The laundrymen’s answers to questions are thus likely to be more reliable, and it is considered that at least two of their observations provide vital evidence, not only on the sequence and timing of events, but are even more revealing when their implications are interpreted by experienced persons. One of the Chinese points, also mentioned by some Germans, and therefore well corroborated, was that some of Sydney’s personnel were gathered at the ship’s side watching proceedings as she closed in, evidently off duty sailors.
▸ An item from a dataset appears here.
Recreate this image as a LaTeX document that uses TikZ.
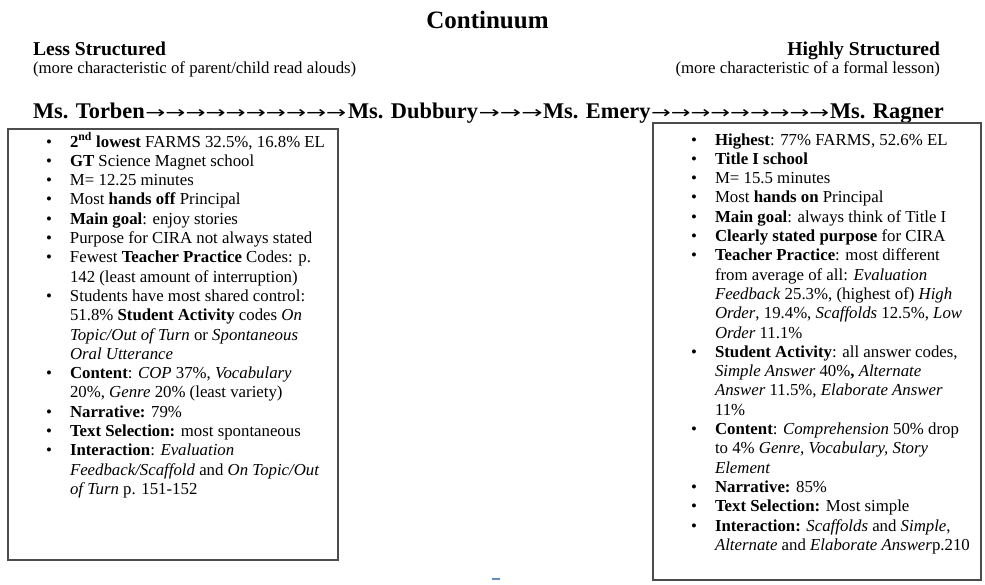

A basic rule of war, which we can be sure that Sydney adhered to, is that a warship comes to full action stations and readiness before closing and challenging an unidentified ship. Therefore if some of the cruiser’s crew were seen to be “fallen out” it can only indicate that Kormoran had already answered the challenge – correctly! Capt Burnett must have been convinced that she was indeed the Straat Malakka. The lst Degree of Readiness would then have been relaxed, probably followed by an announcement about the `allied’ vessel’s name for the information of the ship’s company, with the idea, perhaps, of making a quick pass for all to see and give the “Dutchman” a friendly wave. Simultaneous indication that the stranger was satisfactorily identified is provided by reports that Sydney ceased launching her aircraft, and further confirmation is gained by the absence of any HF radio transmissions or signal from her to shore, checking on the Straat Malakka.